The lure of a low price is a powerful thing. It catches the eye; it makes a consumer think twice and stop to investigate further. Sometimes it can prove too irresistible to ignore, resulting in a triumphant walk to the till. Just offering low prices, without due consideration for quality, however, is rarely a sure-fire path to success. A proposition is inherently rated on its ability to offer value for money, a highly personal and subjective perception that must chime with a target consumer’s personal circumstance and preferences.
Whilst price is intrinsically quantifiable, quality (in its broadest sense) is an interpretation of a wide range of attributes, such as functionality, durability, fit, etc. Continual re-evaluation of the value proposition is necessary to ensure price levels and quality attributes do not deviate from what consumers consider acceptable.
So, who’s executing both sides of the value and price equation well? Health and beauty value specialist Savers saw a 6.9% increase in like-for-likes in 2016, with a stated aim to offer quality brand name products at competitive price points (the impact of recent cost pressures will be interesting to observe). The Works is opening stores at a rate of 50 a year, with an emphasis on competitive pricing to ensure ‘amazing value’ across its multi-category offer.
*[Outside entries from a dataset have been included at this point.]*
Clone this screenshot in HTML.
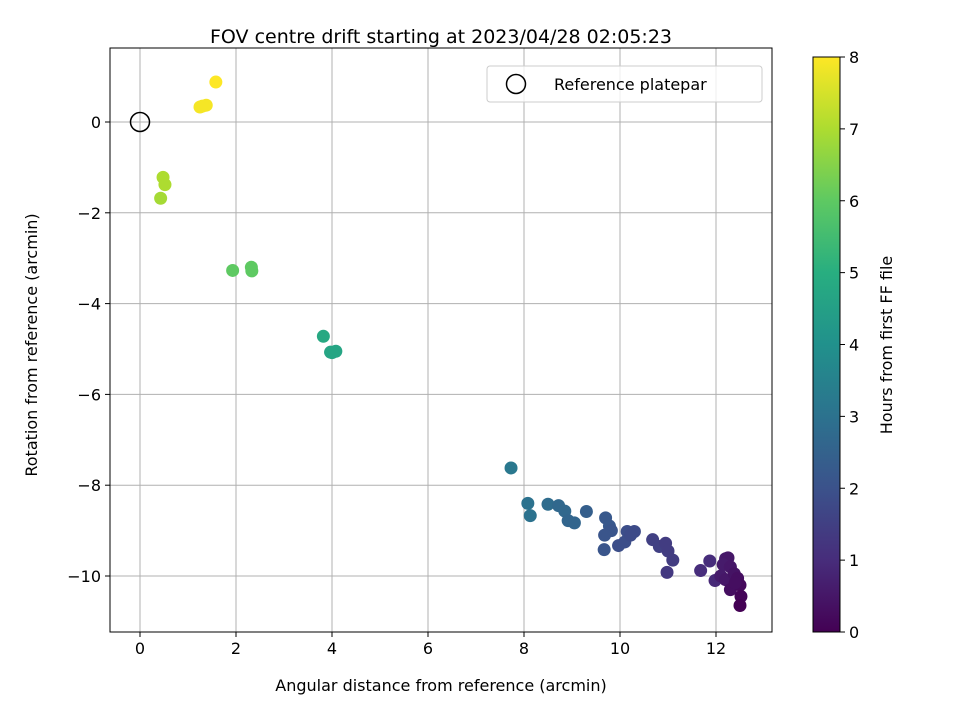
<!DOCTYPE html>
<html><head><meta charset="utf-8"><style>
body{margin:0;background:#fff}
svg text{font-family:"DejaVu Sans","Liberation Sans",sans-serif;fill:#000}
</style></head><body>
<svg id="c" width="960" height="720" viewBox="0 0 960 720">
<defs><linearGradient id="vg" x1="0" y1="1" x2="0" y2="0">
<stop offset="0" stop-color="#440154"/><stop offset="0.125" stop-color="#472d7b"/><stop offset="0.25" stop-color="#3b528b"/><stop offset="0.375" stop-color="#2c728e"/><stop offset="0.5" stop-color="#21918c"/><stop offset="0.625" stop-color="#28ae80"/><stop offset="0.75" stop-color="#5ec962"/><stop offset="0.875" stop-color="#addc30"/><stop offset="1" stop-color="#fde725"/></linearGradient></defs>
<g id="grid"></g><g id="pts"></g><g id="axes"></g>
</svg>
<script>
const xs=[1.58,1.25,1.38,1.3,0.48,0.52,0.43,1.93,2.32,2.33,3.82,3.97,4.08,4.0,7.73,8.08,8.13,8.5,8.72,8.85,8.92,9.05,9.3,9.7,9.78,9.82,9.68,9.67,9.97,10.1,10.15,10.3,10.22,10.68,10.82,10.95,11.0,11.1,10.98,11.68,11.87,11.98,12.2,12.25,12.15,12.3,12.1,12.2,12.38,12.45,12.3,12.5,12.52,12.5,12.4];
const ys=[0.88,0.33,0.37,0.35,-1.22,-1.38,-1.68,-3.27,-3.2,-3.28,-4.72,-5.07,-5.05,-5.08,-7.62,-8.4,-8.67,-8.42,-8.45,-8.57,-8.78,-8.83,-8.58,-8.72,-8.9,-9.0,-9.1,-9.42,-9.33,-9.25,-9.02,-9.02,-9.1,-9.2,-9.35,-9.28,-9.45,-9.65,-9.92,-9.88,-9.67,-10.1,-9.62,-9.6,-9.75,-9.8,-10.0,-10.08,-9.95,-10.05,-10.3,-10.2,-10.45,-10.65,-10.15];
const hrs=[8,7.9,7.9,7.9,7,7,6.9,6,6,6,4.8,4.7,4.7,4.7,3.2,3.0,3.0,2.8,2.7,2.7,2.6,2.6,2.4,2.2,2.2,2.1,2.1,2.1,1.9,1.9,1.9,1.8,1.8,1.5,1.5,1.4,1.4,1.4,1.3,1.0,1.0,0.9,0.6,0.5,0.6,0.5,0.6,0.5,0.4,0.3,0.3,0.2,0.1,0.0,0.3];
const xTicks=[0,2,4,6,8,10,12], yTicks=[0,-2,-4,-6,-8,-10], cTicks=[0,1,2,3,4,5,6,7,8];
const L=110,R=772,T=48,B=632;
const X=v=>140+v*48, Y=v=>122-v*45.4;
const vir=["#440154","#472d7b","#3b528b","#2c728e","#21918c","#28ae80","#5ec962","#addc30","#fde725"];
function hx(c){return [1,3,5].map(i=>parseInt(c.substr(i,2),16));}
function col(h){let t=Math.max(0,Math.min(8,h)),i=Math.min(7,Math.floor(t)),f=t-i,a=hx(vir[i]),b=hx(vir[i+1]);return 'rgb('+a.map((v,k)=>Math.round(v+(b[k]-v)*f)).join(',')+')';}
const NS='http://www.w3.org/2000/svg';
function el(p,t,at,txt){const e=document.createElementNS(NS,t);for(const k in at)e.setAttribute(k,at[k]);if(txt!==undefined)e.textContent=txt;p.appendChild(e);return e;}
const g=document.getElementById('grid'),P=document.getElementById('pts'),A=document.getElementById('axes');
xTicks.forEach(v=>{const l=el(g,'line',{x1:X(v),x2:X(v),y1:T,y2:B,stroke:'#b0b0b0','stroke-width':1});

el(A,'line',{x1:X(v),x2:X(v),y1:B,y2:B+5,stroke:'#000'});
const t=el(A,'text',{x:X(v),y:B+22,'text-anchor':'middle','font-size':16},String(v));
});
yTicks.forEach(v=>{const l=el(g,'line',{x1:L,x2:R,y1:Y(v),y2:Y(v),stroke:'#b0b0b0','stroke-width':1});

el(A,'line',{x1:L-5,x2:L,y1:Y(v),y2:Y(v),stroke:'#000'});
const t=el(A,'text',{x:L-9,y:Y(v)+6,'text-anchor':'end','font-size':16},v<0?'\u2212'+(-v):String(v));
});
xs.forEach((x,i)=>{const c=el(P,'circle',{cx:X(x),cy:Y(ys[i]),r:6.5,fill:col(hrs[i])});
});
const ref=el(P,'circle',{cx:X(0),cy:Y(0),r:9.5,fill:'none',stroke:'#000','stroke-width':1.5});

const fr=el(A,'rect',{x:L,y:T,width:R-L,height:B-T,fill:'none',stroke:'#000','stroke-width':1});

const ti=el(A,'text',{x:441,y:43,'text-anchor':'middle','font-size':19},'FOV centre drift starting at 2023/04/28 02:05:23');

const xl=el(A,'text',{x:441,y:691,'text-anchor':'middle','font-size':16},'Angular distance from reference (arcmin)');

const yl=el(A,'text',{x:37,y:345,'text-anchor':'middle','font-size':16,transform:'rotate(-90 37 345)'},'Rotation from reference (arcmin)');

const lg=el(A,'g',{});
el(lg,'rect',{x:487,y:66,width:275,height:36,rx:3,fill:'#fff','fill-opacity':0.8,stroke:'#ccc'});
el(lg,'circle',{cx:516,cy:84,r:9.5,fill:'none',stroke:'#000','stroke-width':1.5});
el(lg,'text',{x:554,y:90,'font-size':16},'Reference platepar');
const cb=el(A,'rect',{x:813,y:57,width:27,height:575,fill:'url(#vg)',stroke:'#000','stroke-width':1});

const CY=v=>632-v*575/8;
cTicks.forEach(v=>{el(A,'line',{x1:840,x2:845,y1:CY(v),y2:CY(v),stroke:'#000'});
const t=el(A,'text',{x:849,y:CY(v)+6,'font-size':16},String(v));
});
const cl=el(A,'text',{x:892,y:345,'text-anchor':'middle','font-size':16,transform:'rotate(-90 892 345)'},'Hours from first FF file');

</script>
</body></html>
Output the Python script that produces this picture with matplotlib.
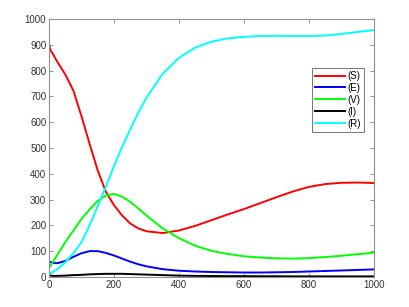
import numpy as np
import matplotlib.pyplot as plt

plt.rcParams['font.family'] = ['Liberation Sans', 'DejaVu Sans']

# values
t = [0, 5, 10, 25, 50, 75, 100, 125, 150, 175, 200, 225, 250, 275, 300,
     350, 400, 450, 500, 550, 600, 650, 700, 750, 800, 850, 900, 950, 1000]

S = [900, 878, 868, 835, 785, 722, 622, 515, 412, 330, 278, 238, 207, 188, 177,
     170, 180, 198, 220, 242, 263, 286, 309, 331, 349, 360, 365, 366, 364]
E = [60, 57, 55, 53, 62, 78, 92, 100, 100, 93, 83, 71, 59, 49, 41,
     30, 24, 21, 19, 18, 17, 17, 18, 19, 21, 23, 25, 27, 29]
V = [35, 45, 55, 85, 135, 180, 225, 262, 295, 315, 322, 311, 291, 265, 238,
     188, 150, 121, 101, 89, 80, 75, 72, 71, 73, 77, 82, 88, 94]
I = [8, 5, 4, 4, 5, 7, 8, 10, 11, 12, 12, 12, 11, 10, 9,
     7, 5, 4, 3.5, 3, 3, 2.5, 2.5, 2, 2, 2, 2, 2, 2]
R = [10, 15, 18, 30, 57, 92, 135, 200, 275, 350, 430, 505, 572, 638, 695,
     788, 850, 889, 912, 925, 931, 934, 935, 934, 934, 936, 942, 950, 957]

series = [('(S)', S, '#ff0000'), ('(E)', E, '#0000ff'), ('(V)', V, '#00ff00'),
          ('(I)', I, '#000000'), ('(R)', R, '#00ffff')]

fig = plt.figure(figsize=(4.09, 3.07), dpi=100)
ax = fig.add_axes([0.12, 0.098, 0.794, 0.84])

for name, vals, col in series:
    ax.plot(t, vals, color=col, lw=1.4, label=name)

ax.set_xlim(0, 1000)
ax.set_ylim(0, 1000)
ax.set_xticks(np.arange(0, 1001, 200))
ax.set_yticks(np.arange(0, 1001, 100))
ax.tick_params(direction='in', length=3, width=0.6, colors='#808080',
               labelcolor='#333333', labelsize=7, top=True, right=True, pad=2)
for sp in ax.spines.values():
    sp.set_color('#909090')
    sp.set_linewidth(0.8)

leg = ax.legend(loc='upper left', bbox_to_anchor=(0.809, 0.81), fontsize=7,
                fancybox=False, framealpha=1, edgecolor='#606060',
                handlelength=3.1, handletextpad=0.3, labelspacing=0.2,
                borderpad=0.3, borderaxespad=0)
leg.get_frame().set_linewidth(0.6)

fig.savefig('out.png', dpi=100)
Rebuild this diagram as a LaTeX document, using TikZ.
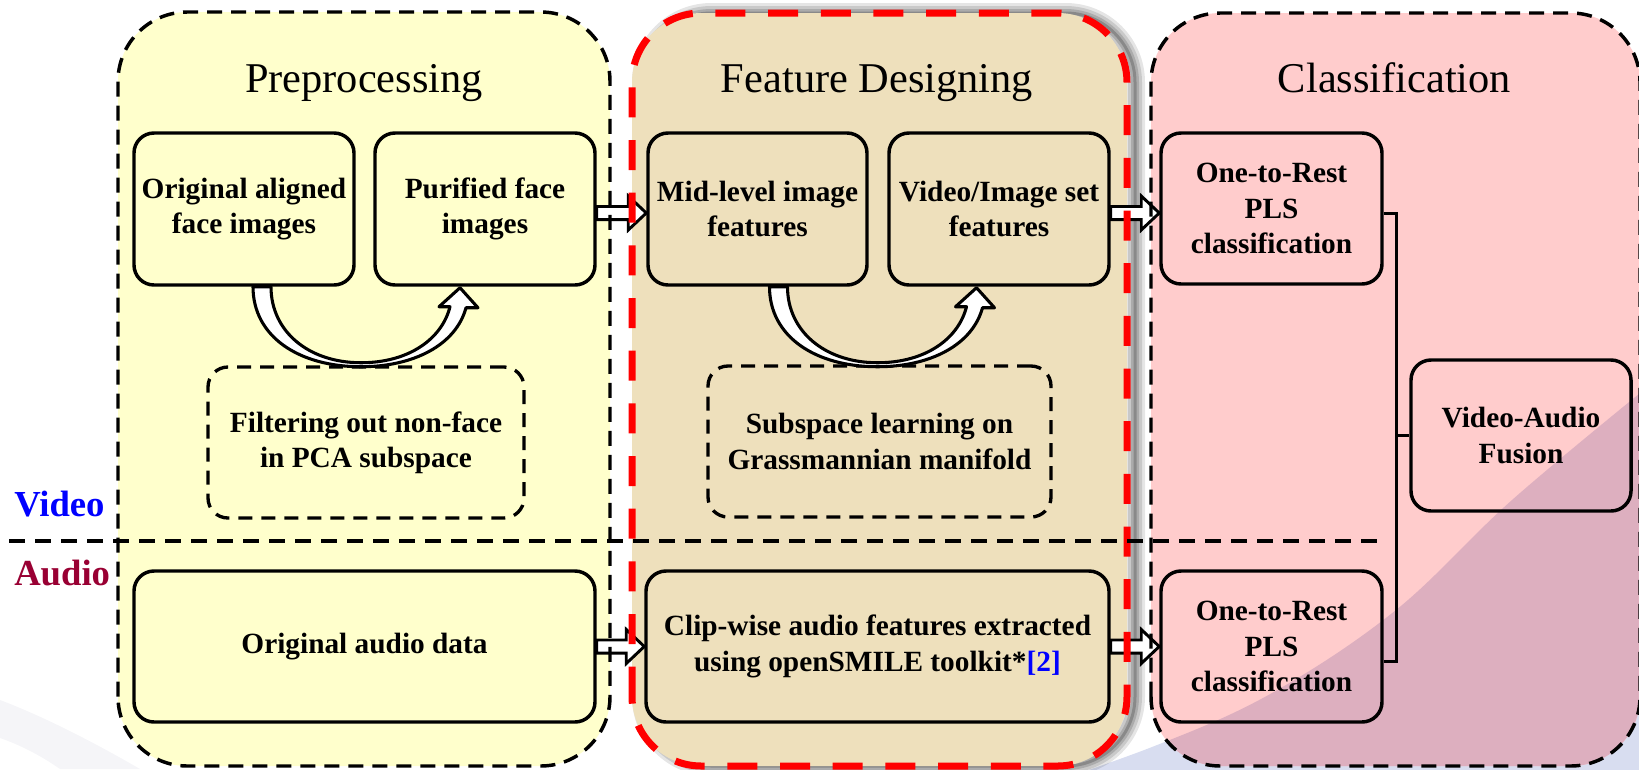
\documentclass[tikz,border=0pt]{standalone}
\usepackage{fontspec}
\setmainfont{Liberation Serif}
\usetikzlibrary{calc}

\definecolor{preyellow}{RGB}{255,255,204}
\definecolor{featan}{RGB}{238,224,188}
\definecolor{clspink}{RGB}{255,204,204}
\definecolor{clsmauve}{RGB}{221,175,191}
\definecolor{swooshblue}{RGB}{216,221,240}
\definecolor{swooshgray}{RGB}{245,245,248}
\definecolor{audiored}{RGB}{153,0,51}
\definecolor{refblue}{RGB}{0,0,255}
\definecolor{dashred}{RGB}{255,0,0}

\newcommand\titlefont{\fontsize{31.8}{38}\selectfont}
\newcommand\boxfont{\fontsize{22}{26.5}\selectfont\bfseries}
\newcommand\sidefont{\fontsize{27.5}{33}\selectfont\bfseries}

% hollow block arrow from the first point to the x of the second point
\newcommand\hollowarrow[2]{%
  \draw[blockarrow] let \p1=(#1), \p2=(#2) in
    (\x1,\y1+4.9pt) -- (\x2-13.5pt,\y1+4.9pt) -- (\x2-13.5pt,\y1+12.75pt)
    -- (\x2,\y1) -- (\x2-13.5pt,\y1-12.75pt) -- (\x2-13.5pt,\y1-4.9pt)
    -- (\x1,\y1-4.9pt) -- cycle;}

\tikzset{
  panel/.style={rectangle, inner sep=0pt, outer sep=0pt, rounded corners=52pt},
  paneledge/.style={draw=black, line width=2.6pt, dash pattern=on 11.25pt off 6.75pt, rounded corners=52pt},
  rededge/.style={draw=dashred, line width=5.25pt, dash pattern=on 22.5pt off 17pt, rounded corners=52pt},
  stagebox/.style={rectangle, draw=black, line width=2.6pt, rounded corners=15pt, align=center, font=\boxfont, inner sep=2pt},
  dashbox/.style={stagebox, line width=2.5pt, dash pattern=on 10.5pt off 6.75pt},
  paneltitle/.style={anchor=base, font=\titlefont, inner sep=0pt},
  sidelabel/.style={anchor=base west, font=\sidefont, inner sep=0pt},
  blockarrow/.style={draw=black, fill=white, line width=2.2pt, line join=miter},
  bendarrow/.style={draw=black, fill=white, line width=2.3pt, line join=round},
  divider/.style={draw=black, line width=2.5pt, dash pattern=on 12pt off 7.5pt},
  conn/.style={draw=black, line width=2.25pt},
}

\begin{document}
\begin{tikzpicture}[x=0.75pt, y=-0.75pt]
\useasboundingbox (0,0) rectangle (1639,769);

% backdrop swooshes
\fill[swooshgray] (0,700) .. controls (40,715) and (90,740) .. (140,769) -- (60,769) .. controls (40,755) and (20,745) .. (0,738) -- cycle;
\fill[swooshblue] plot[smooth, tension=0.6] coordinates {(1000,800) (1152,747) (1272,693) (1396,610) (1512,500) (1650,385)} -- (1650,800) -- cycle;

% soft shadow of the feature panel
\coordinate (shA) at (642,13);
\coordinate (shB) at (1135,766);
\foreach \w/\o in {15pt/0.10,10.5pt/0.12,6pt/0.15,2.25pt/0.2}
  \draw[black, opacity=\o, line width=\w, rounded corners=52pt] (shA) rectangle (shB);

% panel fills
\node[panel, fill=preyellow, minimum width=369pt, minimum height=565.5pt] (pre) at (364,389) {};
\node[panel, fill=featan, minimum width=371.25pt, minimum height=564.75pt] (fea) at (879.5,389.5) {};
\node[panel, fill=clspink, minimum width=366.75pt, minimum height=564.75pt] (cls) at (1395.5,389.5) {};

\begin{scope}
  \clip[rounded corners=52pt] (cls.south west) rectangle (cls.north east);
  \fill[clsmauve] plot[smooth, tension=0.6] coordinates {(1000,800) (1152,747) (1272,693) (1396,610) (1512,500) (1650,385)} -- (1650,800) -- cycle;
\end{scope}

% stage boxes
\node[stagebox, minimum width=165pt, minimum height=114pt] (ori) at (244,209) {Original aligned\\face images};
\node[stagebox, minimum width=165pt, minimum height=114pt] (pur) at (485,209) {Purified face\\images};
\node[dashbox, minimum width=237pt, minimum height=113.25pt] (filt) at (366,442.5) {Filtering out non-face\\in PCA subspace};
\node[stagebox, minimum width=164.25pt, minimum height=114pt] (mid) at (757.5,209) {Mid-level image\\features};
\node[stagebox, minimum width=165pt, minimum height=114pt] (vis) at (999,209) {Video/Image set\\features};
\node[dashbox, minimum width=257.25pt, minimum height=113.25pt] (sub) at (879.5,441.5) {Subspace learning on\\Grassmannian manifold};
\node[stagebox, minimum width=165.75pt, minimum height=113.25pt] (ort1) at (1271.5,208.5) {One-to-Rest\\PLS\\classification};
\node[stagebox, minimum width=165pt, minimum height=113.25pt] (fus) at (1521,435.5) {Video-Audio\\Fusion};
\node[stagebox, minimum width=165.75pt, minimum height=113.25pt] (ort2) at (1271.5,646.5) {One-to-Rest\\PLS\\classification};
\node[stagebox, minimum width=345.75pt, minimum height=113.25pt] (aud) at (364.5,646.5) {Original audio data};
\node[stagebox, minimum width=347.25pt, minimum height=113.25pt] (clip) at (877.5,646.5) {Clip-wise audio features extracted\\using openSMILE toolkit*{\color{refblue}[2]}};

% block arrows between stages
\hollowarrow{$(pur.east)+(0,4)$}{mid.west}
\hollowarrow{$(vis.east)+(0,4)$}{ort1.west}
\hollowarrow{aud.east}{clip.west}
\hollowarrow{clip.east}{ort2.west}

% curved arrows under the top rows
\begin{scope}[shift={(ori.south)}]
  \draw[bendarrow] (27,0) .. controls (27,45) and (65,76) .. (117,76)
    .. controls (165,76) and (198,52) .. (206,20) -- (195,20) -- (216,1) -- (234,21) -- (222,21)
    .. controls (212,58) and (170,80) .. (117,80) .. controls (55,80) and (9,50) .. (9,0) -- cycle;
\end{scope}
\begin{scope}[shift={($(mid.south)+(3,0)$)}]
  \draw[bendarrow] (27,0) .. controls (27,45) and (65,76) .. (117,76)
    .. controls (165,76) and (198,52) .. (206,20) -- (195,20) -- (216,1) -- (234,21) -- (222,21)
    .. controls (212,58) and (170,80) .. (117,80) .. controls (55,80) and (9,50) .. (9,0) -- cycle;
\end{scope}

% panel borders
\draw[paneledge] (pre.south west) rectangle (pre.north east);
\draw[rededge] (fea.south west) rectangle (fea.north east);
\draw[paneledge] (cls.south west) rectangle (cls.north east);

% video / audio divider
\coordinate (divL) at (9,541);
\coordinate (divR) at (1387,541);
\draw[divider] (divL) -- (divR);

% fusion connector
\coordinate (bus) at (1396,435.5);
\draw[conn] ($(ort1.east)+(0,4.5)$) -| (bus) |- ($(ort2.east)+(0,14.5)$);
\draw[conn] (bus) -- (fus.west);

% panel titles
\node[paneltitle] (tpre) at (364,92) {Preprocessing};
\node[paneltitle] (tfea) at (877,92) {Feature Designing};
\node[paneltitle] (tcls) at (1394.5,92) {Classification};

% stream labels
\node[sidelabel, text=refblue] (lvid) at (14,516) {Video};
\node[sidelabel, text=audiored] (laud) at (14,585) {Audio};
\end{tikzpicture}
\end{document}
And Flying Tiger lets its own-designed products do the talking by using minimal packaging and a range targeted at a broad customer base.
We often make use of customer research in our projects, in combination with other metrics and our experience, to delve deeper into the mindset of consumers in order to unpick value for money perceptions. Tracking key measures through research undertaken at regular intervals allows trends to be identified, with management teams then able to respond quickly to changes in customer sentiment.
Retailers at the value end of the spectrum are not immune from the need to consider how the complete shopping experience contributes to such perceptions, including the role of customer service, visual merchandising, space and range planning, packaging, branding, etc. Marginal gains across these and other factors lead to competitive advantage – together with low prices, this is a winning combination.